Although the Russian government shows few signs of abandoning its opposition to harm reduction programs or sex education, the scale of the country’s HIV epidemic has forced the government to pay attention. In October, Prime Minister Dmitry Medvedev ordered the health ministry to double its spending on HIV care and prevention in 2016 to $600 million. The news was welcomed by international organizations, but grass-roots activists remain cautious. “The entire system in Russia is ineffective and corrupt,” says Anton Krasovsky, a well-known journalist and HIV/AIDS activist. “The government campaign against HIV is no different.”

Krasovsky is right to be cynical. When the national budget was approved in December, spending on regional HIV care and prevention had been slashed by more than $600,000, while just over half of the increase in overall funding had been earmarked for Rostec, a sprawling, state-owned conglomerate. Rostec, which has stakes in military, industrial and civilian industries, is headed by Sergei Chemezov, who is believed to be a former KGB officer and is one of Putin’s closest associates.
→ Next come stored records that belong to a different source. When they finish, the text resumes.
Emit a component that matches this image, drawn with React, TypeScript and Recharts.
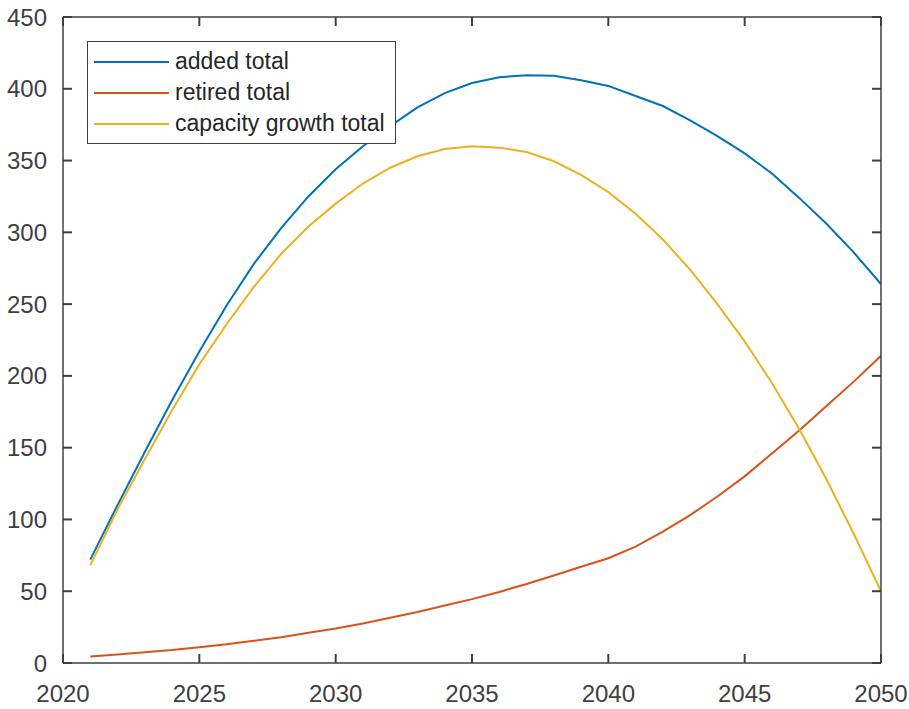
import { LineChart, Line, XAxis, YAxis, Legend } from "recharts"

const years = [
  2021, 2022, 2023, 2024, 2025, 2026, 2027, 2028, 2029, 2030,
  2031, 2032, 2033, 2034, 2035, 2036, 2037, 2038, 2039, 2040,
  2041, 2042, 2043, 2044, 2045, 2046, 2047, 2048, 2049, 2050,
]
const addedTotal = [
  72, 110, 147, 183, 217, 249, 278, 303, 325, 344,
  360, 374, 387, 397, 404, 408, 409.5, 409, 406, 402,
  395, 388, 378, 367, 355, 341, 324, 306, 286, 264,
]
const retiredTotal = [
  4.5, 6, 7.5, 9, 11, 13, 15.5, 18, 21, 24,
  27.5, 31.5, 35.5, 40, 44.5, 49.5, 55, 61, 67, 73,
  81, 91.5, 103, 116, 130, 146, 162, 179, 196, 214,
]
const growthTotal = [
  68, 107, 142, 176, 208, 236, 262, 285, 304, 320,
  334, 345, 353, 358, 360, 359, 356, 349.5, 340, 328,
  313, 295, 274, 250, 224, 195, 163, 128, 90, 50,
]
const seriesNames = ["added total", "retired total", "capacity growth total"]
const xTicks = [2020, 2025, 2030, 2035, 2040, 2045, 2050]
const yTicks = [0, 50, 100, 150, 200, 250, 300, 350, 400, 450]

const data = years.map((year, i) => ({
  year,
  added: addedTotal[i],
  retired: retiredTotal[i],
  growth: growthTotal[i],
}))

const FONT = '"Liberation Sans", Arial, sans-serif'
const AXIS = "#404040"
const TICK_LEN = 9
const BOTTOM_GAP = 22
const LEFT_GAP = 16

// ticks point inward (matlab style), so the tick mark is drawn with the label
function AxisTick(props: any) {
  const { payload, side } = props
  const x = Number(props.x)
  const y = Number(props.y)
  let x1 = x, y1 = y, x2 = x, y2 = y
  if (side === "bottom") {
    y1 = y - BOTTOM_GAP
    y2 = y1 - TICK_LEN
  } else if (side === "left") {
    x1 = x + LEFT_GAP
    x2 = x1 + TICK_LEN
  } else if (side === "top") {
    y2 = y + TICK_LEN
  } else {
    x2 = x - TICK_LEN
  }
  return (
    <g>
      <line x1={x1} y1={y1} x2={x2} y2={y2} stroke={AXIS} strokeWidth={2} />
      {side === "bottom" && (
        <text x={x} y={y} dy="0.71em" textAnchor="middle" fill={AXIS} fontSize={24} fontFamily={FONT}>
          {payload.value}
        </text>
      )}
      {side === "left" && (
        <text x={x} y={y} dy="0.355em" textAnchor="end" fill={AXIS} fontSize={24} fontFamily={FONT}>
          {payload.value}
        </text>
      )}
    </g>
  )
}

function LegendBox({ payload }: any) {
  const items = seriesNames
    .map((n) => (payload || []).find((p: any) => p.value === n))
    .filter(Boolean)
  return (
    <div
      style={{
        border: `1.5px solid ${AXIS}`,
        background: "#fff",
        width: 301,
        height: 97,
        padding: "4px 0 0 6px",
        fontFamily: FONT,
        fontSize: 23,
        color: "#262626",
      }}
    >
      {items.map((entry: any) => (
        <div key={entry.value} style={{ display: "flex", alignItems: "center", height: 31 }}>
          <svg width={75} height={4} style={{ marginRight: 6 }}>
            <line x1={0} y1={2} x2={75} y2={2} stroke={entry.color} strokeWidth={2} />
          </svg>
          <span style={{ whiteSpace: "nowrap" }}>{entry.value}</span>
        </div>
      ))}
    </div>
  )
}

export default function App() {
  const lineStyle = { stroke: AXIS, strokeWidth: 1.5 }
  return (
    <div style={{ position: "absolute", left: 0, top: 0, width: 909, height: 709, background: "#fff" }}>
      <LineChart width={909} height={709} data={data} margin={{ top: 0, right: 0, bottom: 0, left: 0 }}>
        <XAxis
          dataKey="year"
          type="number"
          domain={[2020, 2050]}
          ticks={xTicks}
          interval={0}
          allowDataOverflow
          height={46}
          tickSize={0}
          tickMargin={BOTTOM_GAP}
          axisLine={lineStyle}
          tickLine={false}
          tick={<AxisTick side="bottom" />}
        />
        <XAxis
          xAxisId="top"
          dataKey="year"
          orientation="top"
          type="number"
          domain={[2020, 2050]}
          ticks={xTicks}
          interval={0}
          allowDataOverflow
          height={17}
          tickSize={0}
          tickMargin={0}
          axisLine={lineStyle}
          tickLine={false}
          tick={<AxisTick side="top" />}
        />
        <YAxis
          type="number"
          domain={[0, 450]}
          ticks={yTicks}
          interval={0}
          allowDataOverflow
          width={63}
          tickSize={0}
          tickMargin={LEFT_GAP}
          axisLine={lineStyle}
          tickLine={false}
          tick={<AxisTick side="left" />}
        />
        <YAxis
          yAxisId="right"
          orientation="right"
          type="number"
          domain={[0, 450]}
          ticks={yTicks}
          interval={0}
          allowDataOverflow
          width={28}
          tickSize={0}
          tickMargin={0}
          axisLine={lineStyle}
          tickLine={false}
          tick={<AxisTick side="right" />}
        />
        <Legend
          layout="vertical"
          align="center"
          verticalAlign="middle"
          wrapperStyle={{ left: 87, top: 41, width: "auto" }}
          content={<LegendBox />}
        />
        <Line
          type="linear"
          dataKey="added"
          name="added total"
          stroke="#0072BD"
          strokeWidth={2}
          dot={false}
          isAnimationActive={false}
        />
        <Line
          type="linear"
          dataKey="retired"
          name="retired total"
          stroke="#D95319"
          strokeWidth={2}
          dot={false}
          isAnimationActive={false}
        />
        <Line
          type="linear"
          dataKey="growth"
          name="capacity growth total"
          stroke="#EDB120"
          strokeWidth={2}
          dot={false}
          isAnimationActive={false}
        />
      </LineChart>
    </div>
  )
}
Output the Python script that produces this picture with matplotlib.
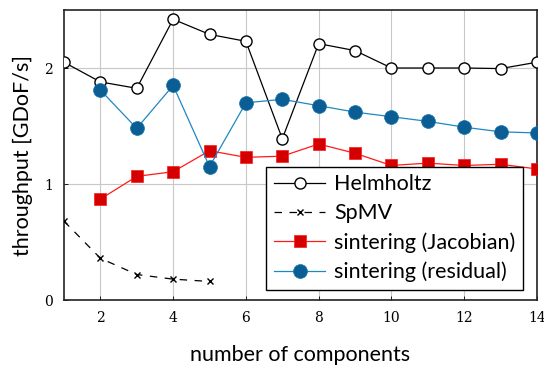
import matplotlib
matplotlib.use("Agg")
import matplotlib.pyplot as plt

# number of components
comps_helm = [1, 2, 3, 4, 5, 6, 7, 8, 9, 10, 11, 12, 13, 14]
helmholtz = [2.05, 1.88, 1.825, 2.42, 2.29, 2.23, 1.39, 2.21, 2.15, 2.00, 2.00, 2.00, 1.995, 2.05]

comps_spmv = [1, 2, 3, 4, 5]
spmv = [0.68, 0.36, 0.22, 0.18, 0.16]

comps_sint = [2, 3, 4, 5, 6, 7, 8, 9, 10, 11, 12, 13, 14]
jacobian = [0.87, 1.066, 1.106, 1.287, 1.23, 1.24, 1.345, 1.265, 1.16, 1.18, 1.16, 1.17, 1.13]
residual = [1.81, 1.48, 1.85, 1.15, 1.70, 1.73, 1.675, 1.62, 1.58, 1.54, 1.49, 1.45, 1.44]

xticks = [2, 4, 6, 8, 10, 12, 14]
yticks = [0, 1, 2]

serif = ["DejaVu Serif"]
sans = ["Lato", "DejaVu Sans"]

fig = plt.figure(figsize=(5.44, 3.65), dpi=100)
ax = fig.add_axes([0.1176, 0.178, 0.8695, 0.7946])

ax.plot(comps_helm, helmholtz, color="black", lw=0.9, marker="o", ms=8,
        mfc="white", mec="black", mew=1.0, label="Helmholtz", zorder=3)
ax.plot(comps_spmv, spmv, color="black", lw=0.9, ls=(0, (6, 6)), marker="x", ms=4,
        mew=1.0, label="SpMV", zorder=3)
ax.plot(comps_sint, jacobian, color="#ff1a1a", lw=0.9, marker="s", ms=8,
        mfc="#d40000", mec="#ff1a1a", mew=0.5, label="sintering (Jacobian)", zorder=3)
ax.plot(comps_sint, residual, color="#1f88c4", lw=0.9, marker="o", ms=10,
        mfc="#0b5e93", mec="#1a76ad", mew=0.5, label="sintering (residual)", zorder=3)

ax.set_xlim(1, 14)
ax.set_ylim(0, 2.5)
ax.set_xticks(xticks)
ax.set_yticks(yticks)
ax.grid(True, color="#c8c8c8", lw=0.8)
ax.set_axisbelow(True)
ax.tick_params(direction="in", length=3, width=0.6, labelsize=10, pad=8)
for lab in ax.get_xticklabels() + ax.get_yticklabels():
    lab.set_family(serif)
for s in ax.spines.values():
    s.set_linewidth(1.2)
    s.set_color("#222222")

ax.set_xlabel("number of components", family=sans, fontsize=15.5, labelpad=14)
ax.set_ylabel("throughput [GDoF/s]", family=sans, fontsize=15.5, labelpad=8)

leg = ax.legend(loc="lower right", bbox_to_anchor=(0.970, 0.0345), prop={"family": sans, "size": 15.5},
                frameon=True, fancybox=False, edgecolor="black", framealpha=1,
                borderpad=0.35, borderaxespad=0, handlelength=2.4, handletextpad=0.4,
                labelspacing=0.42)
leg.get_frame().set_linewidth(1.0)

fig.savefig("out.png", dpi=100)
HIV/AIDS activists were puzzled by the decision, pointing out that while Rostec is now set to become Russia’s sole supplier of the antiretroviral drugs necessary for HIV treatment, it has limited facilities for their production.Rostec did not respond to Newsweek’s request for comment.

Meanwhile, HIV activists from the Andrei Rylkov Foundation continue their work with drug users on little more than public donations and an abundance of goodwill. “The Russian authorities have their own way as far as the fight against HIV and AIDS is concerned,” says Alimova, as she stands outside the 24-hour pharmacy in east Moscow. She laughs as she adds, “It’s just not always entirely clear what it is.”